During the one hundred and fifty years following Brian's death (devoted by the Irish princes to every factious folly and crime that could weaken, disorganize, disunite, and demoralize their country), the Normans in England were solidifying and strengthing their power. England was becoming a compact nation, governed by concentrated national authority, and possessed of a military organization formidable in numbers and in arms, but most of all in scientific mode of warfare and perfection of military discipline; while Ireland, like a noble vessel amid the breakers, was absolutely going to pieces—breaking up into fragments, or "clans," north, south, east, and west. As a natural result of this anarchy or wasting strife of factions, social and religious disorders supervened; and as a historian aptly remarks, the "Island of Saints" became an "Island of Sinners." The state of religion was deplorable. The rules of ecclesiastical discipline were in many places overthrown, as was nearly every other necessary moral and social safeguard; and, inevitably, the most lamentable disorders and scandals resulted. The bishops vainly sought to calm this fearful war of factions that was thus ruining the power of a great nation, and destroying or disgracing its Christian faith. They threatened to appeal to the Supreme Pontiff, and to invoke his interposition in behalf of religion thus outraged, and civil society thus desolated. St. Malachy, the primate of Armagh, the fame of whose sanctity, piety, and learning had reached all Europe, labored heroically amid these terrible afflictions. He proceeded to Borne, and was received with every mark of consideration by the reigning pope, Innocent the Second, who, "descending from his throne, placed his own mitre on the head of the Irish saint, presented him with his own vestments and other religious gifts, and appointed him apostolic legate in the place of Gilbert, Bishop of Limerick, then a very old man."

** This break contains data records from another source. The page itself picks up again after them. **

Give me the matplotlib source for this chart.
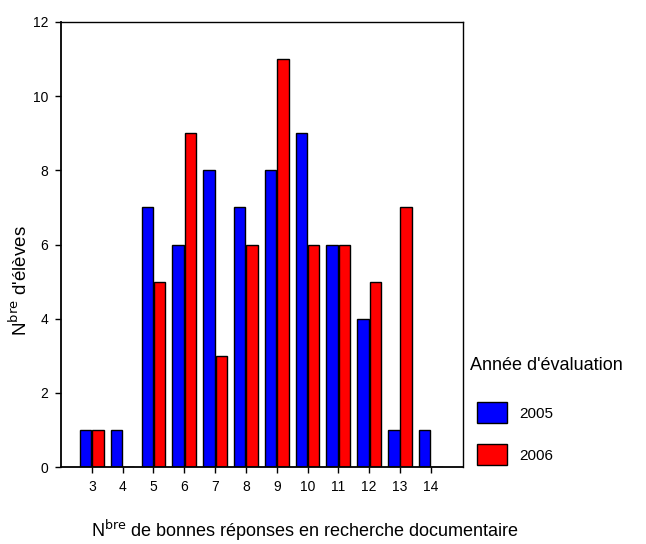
import matplotlib
matplotlib.use("Agg")
import matplotlib.pyplot as plt
from matplotlib.patches import Patch
import numpy as np

plt.rcParams['font.family'] = ['Liberation Sans', 'DejaVu Sans']

categories = [3, 4, 5, 6, 7, 8, 9, 10, 11, 12, 13, 14]
values_2005 = [1, 1, 7, 6, 8, 7, 8, 9, 6, 4, 1, 1]
values_2006 = [1, 0, 5, 9, 3, 6, 11, 6, 6, 5, 7, 0]
series_labels = ["2005", "2006"]
yticks = [0, 2, 4, 6, 8, 10, 12]

fig = plt.figure(figsize=(6.46, 5.44), dpi=100)
ax = fig.add_axes([0.0944, 0.1415, 0.6226, 0.8181])

x = np.array(categories, dtype=float)
w = 0.37
off = 0.2
ax.bar(x - off, values_2005, width=w, color="#0000ff", edgecolor="black", linewidth=1.0)
ax.bar(x + off, values_2006, width=w, color="#ff0000", edgecolor="black", linewidth=1.0)

ax.set_xlim(2, 15.05)
ax.set_ylim(0, 12)
ax.set_xticks(categories)
ax.set_xticklabels([str(c) for c in categories], fontsize=10)
ax.set_yticks(yticks)
ax.set_yticklabels([str(t) for t in yticks], fontsize=10)
ax.tick_params(direction='out', length=4, width=1, pad=5)

for s in ['left', 'bottom']:
    ax.spines[s].set_linewidth(1.3)
for s in ['top', 'right']:
    ax.spines[s].set_linewidth(1.0)

fig.text(0.031, 0.485, "N$^{\\mathrm{bre}}$ d'élèves", fontsize=13.5, rotation=90,
         ha='center', va='center')
fig.text(0.472, 0.002, "N$^{\\mathrm{bre}}$ de bonnes réponses en recherche documentaire",
         fontsize=13, ha='center', va='bottom')

fig.text(0.727, 0.329, "Année d'évaluation", fontsize=13, ha='left', va='center')

handles = [Patch(facecolor="#0000ff", edgecolor="black", linewidth=1.0),
           Patch(facecolor="#ff0000", edgecolor="black", linewidth=1.0)]
leg = fig.legend(handles, series_labels, loc='upper left', bbox_to_anchor=(0.731, 0.269),
                 frameon=False, fontsize=11,
                 handlelength=2.0, handleheight=1.75, labelspacing=1.35, handletextpad=0.75,
                 borderaxespad=0.0, borderpad=0.3)

fig.savefig("out.png", dpi=100)
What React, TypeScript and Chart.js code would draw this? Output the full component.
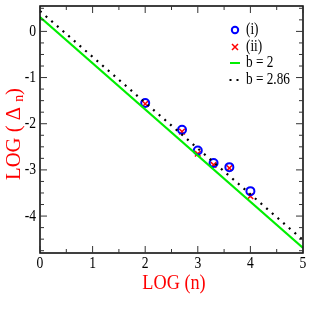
import React, { useEffect, useRef } from "react";
import { Chart, registerables } from "chart.js";

Chart.register(...registerables);

const xTicks = [0, 1, 2, 3, 4, 5];
const yTicks = [-4, -3, -2, -1, 0];
const logN = [2.0, 2.7, 3.0, 3.3, 3.6, 4.0];
const seriesI = [-1.55, -2.13, -2.58, -2.85, -2.94, -3.46];
const seriesII = [-1.57, -2.17, -2.65, -2.89, -2.96, -3.57];
const lineB2X = [0, 5];
const lineB2Y = [0.31, -4.69];
const lineB286X = [0, 5];
const lineB286Y = [0.44, -4.52];
const legendLabels = ["(i)", "(ii)", "b = 2", "b = 2.86"];

const SERIF = "'Liberation Serif', 'DejaVu Serif', serif";
const SX = 0.8;

function txt(
  ctx: CanvasRenderingContext2D,
  s: string,
  x: number,
  y: number,
  size: number,
  sx: number,
  align: CanvasTextAlign,
  color: string
) {
  ctx.save();
  ctx.font = `${size}px ${SERIF}`;
  ctx.fillStyle = color;
  ctx.textAlign = align;
  ctx.textBaseline = "middle";
  ctx.translate(x, y);
  ctx.scale(sx, 1);
  ctx.fillText(s, 0, 0);
  ctx.restore();
}

const framePlugin = {
  id: "frame",
  afterDraw(chart: any) {
    const { ctx, chartArea } = chart;
    const { left, right, top, bottom } = chartArea;
    const xs = chart.scales.x;
    const ys = chart.scales.y;
    ctx.save();
    ctx.strokeStyle = "#000";
    ctx.lineWidth = 1.5;
    ctx.strokeRect(left, top, right - left, bottom - top);
    ctx.lineWidth = 1;
    ctx.strokeStyle = "#333";
    for (let v = 0; v <= 5.0001; v += 0.5) {
      const px = xs.getPixelForValue(v);
      const len = Math.abs(v - Math.round(v)) < 1e-6 ? 7 : 4;
      ctx.beginPath();
      ctx.moveTo(px, bottom);
      ctx.lineTo(px, bottom - len);
      ctx.moveTo(px, top);
      ctx.lineTo(px, top + len);
      ctx.stroke();
    }
    for (let v = -4.75; v <= 0.5001; v += 0.25) {
      const py = ys.getPixelForValue(v);
      const len = Math.abs(v - Math.round(v)) < 1e-6 ? 7 : 4;
      ctx.beginPath();
      ctx.moveTo(left, py);
      ctx.lineTo(left + len, py);
      ctx.moveTo(right, py);
      ctx.lineTo(right - len, py);
      ctx.stroke();
    }
    // tick labels
    xTicks.forEach((v) => {
      txt(ctx, String(v), xs.getPixelForValue(v), 264, 17, SX, "center", "#000");
    });
    yTicks.forEach((v) => {
      txt(ctx, String(v), 36, ys.getPixelForValue(v), 17, SX, "right", "#000");
    });

    // x title
    txt(ctx, "LOG (n)", 174, 283, 22, 0.83, "center", "#ff0000");

    // y title with subscript
    ctx.save();
    ctx.translate(14, 134);
    ctx.rotate(-Math.PI / 2);
    ctx.fillStyle = "#ff0000";
    ctx.textAlign = "left";
    ctx.textBaseline = "middle";
    const main = "LOG ( \u0394 ";
    ctx.font = `21px ${SERIF}`;
    const w1 = ctx.measureText(main).width;
    ctx.font = `14px ${SERIF}`;
    const w2 = ctx.measureText("n").width;
    ctx.font = `21px ${SERIF}`;
    const w3 = ctx.measureText(")").width;
    const total = w1 + w2 + w3;
    const sc = 92 / total;
    ctx.scale(sc, 1);
    const x0 = -total / 2;
    ctx.fillText(main, x0, 0);
    ctx.font = `14px ${SERIF}`;
    ctx.fillText("n", x0 + w1, 5);
    ctx.font = `21px ${SERIF}`;
    ctx.fillText(")", x0 + w1 + w2, 0);
    ctx.restore();

    // legend
    const lx = 235;
    const tx = 246;
    const ly = [30, 47, 63, 80];
    ctx.strokeStyle = "#0000ff";
    ctx.lineWidth = 2;
    ctx.beginPath();
    ctx.arc(lx, ly[0], 3.2, 0, Math.PI * 2);
    ctx.stroke();
    ctx.strokeStyle = "#ff0000";
    ctx.lineWidth = 1.5;
    ctx.beginPath();
    ctx.moveTo(lx - 3, ly[1] - 3);
    ctx.lineTo(lx + 3, ly[1] + 3);
    ctx.moveTo(lx + 3, ly[1] - 3);
    ctx.lineTo(lx - 3, ly[1] + 3);
    ctx.stroke();
    ctx.strokeStyle = "#00ee00";
    ctx.lineWidth = 2;
    ctx.beginPath();
    ctx.moveTo(230, ly[2]);
    ctx.lineTo(240, ly[2]);
    ctx.stroke();
    ctx.fillStyle = "#000";
    ctx.fillRect(229.5, ly[3] - 1, 2, 2);
    ctx.fillRect(236.5, ly[3] - 1, 2, 2);
    legendLabels.forEach((s, i) => {
      txt(ctx, s, tx, ly[i], 17, 0.78, "left", "#000");
    });
    ctx.restore();
  },
};

export default function App() {
  const ref = useRef<HTMLCanvasElement | null>(null);
  useEffect(() => {
    document.body.style.margin = "0";
    const canvas = ref.current;
    if (!canvas) return;
    const chart = new Chart(canvas, {
      type: "scatter",
      data: {
        datasets: [
          {
            label: "b = 2",
            type: "line",
            data: lineB2X.map((x, i) => ({ x, y: lineB2Y[i] })),
            borderColor: "#00ee00",
            borderWidth: 2,
            pointRadius: 0,
            fill: false,
          },
          {
            label: "b = 2.86",
            type: "line",
            data: lineB286X.map((x, i) => ({ x, y: lineB286Y[i] })),
            borderColor: "#000",
            borderWidth: 2.2,
            borderDash: [2, 5.5],
            pointRadius: 0,
            fill: false,
          },
          {
            label: "(i)",
            data: logN.map((x, i) => ({ x, y: seriesI[i] })),
            pointStyle: "circle",
            pointRadius: 4,
            borderColor: "#0000ff",
            backgroundColor: "rgba(0,0,0,0)",
            borderWidth: 2,
          },
          {
            label: "(ii)",
            data: logN.map((x, i) => ({ x, y: seriesII[i] })),
            pointStyle: "crossRot",
            pointRadius: 4,
            borderColor: "#ff0000",
            borderWidth: 1.5,
          },
        ],
      },
      options: {
        animation: false,
        responsive: false,
        maintainAspectRatio: false,
        layout: { padding: { top: 6, right: 16, left: 0, bottom: 0 } },
        plugins: { legend: { display: false }, tooltip: { enabled: false } },
        scales: {
          x: {
            type: "linear",
            min: 0,
            max: 5,
            grid: { display: false },
            border: { display: false },
            afterBuildTicks: (s: any) => {
              s.ticks = xTicks.map((v) => ({ value: v }));
            },
            afterFit: (s: any) => {
              s.height = 66;
            },
            ticks: { display: false },
          },
          y: {
            type: "linear",
            min: -4.8,
            max: 0.55,
            grid: { display: false },
            border: { display: false },
            afterBuildTicks: (s: any) => {
              s.ticks = yTicks.map((v) => ({ value: v }));
            },
            afterFit: (s: any) => {
              s.width = 40;
            },
            ticks: { display: false },
          },
        },
      },
      plugins: [framePlugin],
    });
    return () => chart.destroy();
  }, []);
  return <canvas ref={ref} width={319} height={319} style={{ display: "block" }} />;
}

St. Malachy petitioned the pope for the necessary recognition of the Irish archiepiscopal sees, by the sending of the palliums to the archbishops; but the pope pointed out that so grave a request should proceed from a synod of the Irish Church. The primate returned to Ireland; and after some time devoted to still more energetic measures to cope with the difficulties created by perpetual civil war, he eventually convened a national synod, which was held at Innis-Patrick, near Skerries, county Dublin. St. Malachy was authorized again to proceed to the Holy Father, and in the name of the Irish Church beseech him to grant the palliums. The aged primate set out on his journey. But while on his way, having reached Clairvaux, he was seized with his death-sickness, and expired there (November 2, 1148), attended by the great St. Bernard, between whom and the Irish primate a personal friendship existed, and a correspondence passed, a portion of which is still extant. Three years afterward the palliums, sent by Pope Eugene the Third, were brought to Ireland by Cardinal Paparo, and were solemnly conferred on the archbishops the year following, at a national synod held at Kells.

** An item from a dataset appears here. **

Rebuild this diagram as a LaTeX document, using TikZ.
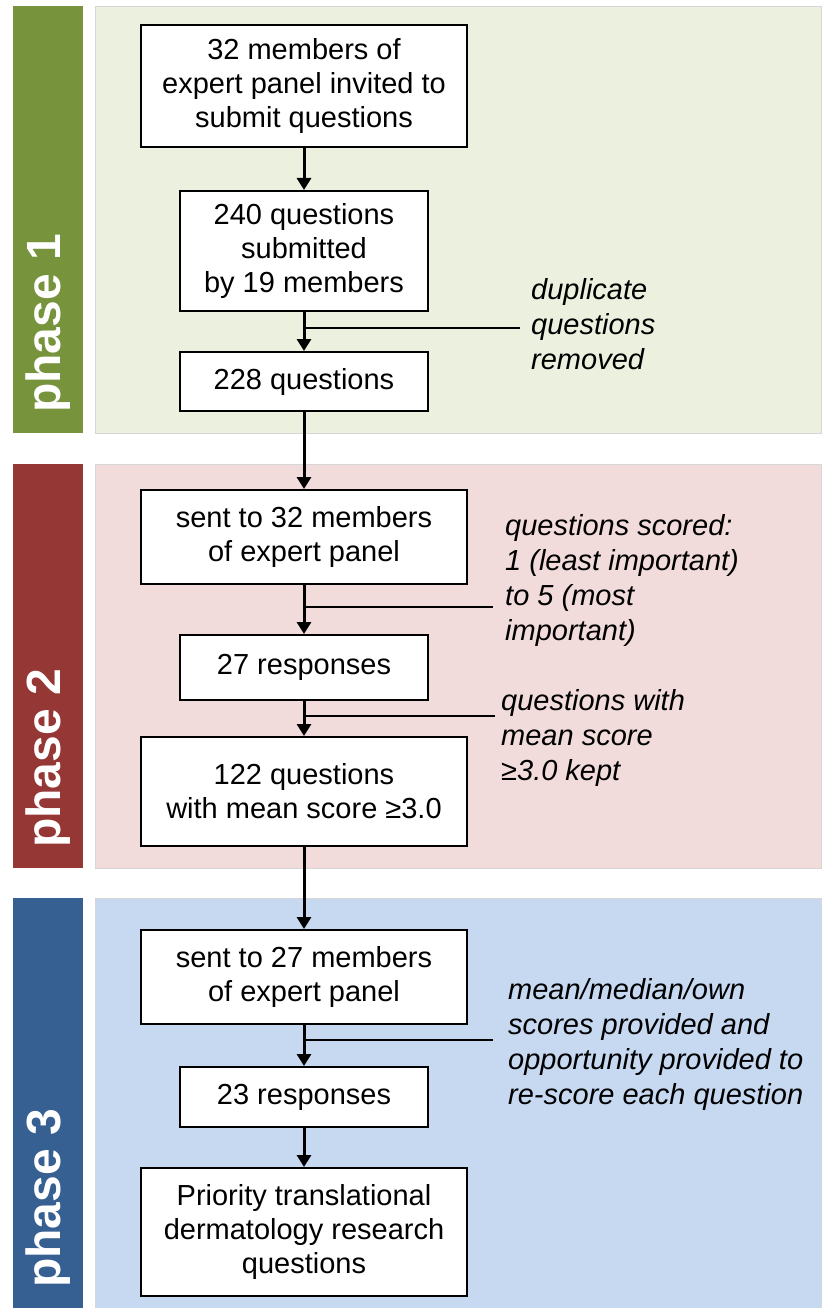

But all the efforts of the ministers of religion could not compensate for the want of a stable civil government in the land. Nothing could permanently restrain the fierce violence of the chiefs; and it is clear that at Rome, and throughout Europe, the opinion at this time began to gain ground that Ireland was a hopeless case. And, indeed, so it must have seemed. It is true that the innate virtue and morality of the Irish national character began to assert itself the moment society was allowed to enjoy the least respite: it is beyond question that, during and after the time of the sainted primate, Malachy, vigorous and comprehensive efforts were afoot, and great strides made, toward reforming the abuses with which chronic civil war had covered the land. But, like many another reformation, it came too late. Before the ruined nation could be reconstituted, the Nemesis of invasion arrived, to teach all peoples, by the story of Ireland's fate, that when national cohesiveness is gone, national power has departed and national suffering is at hand.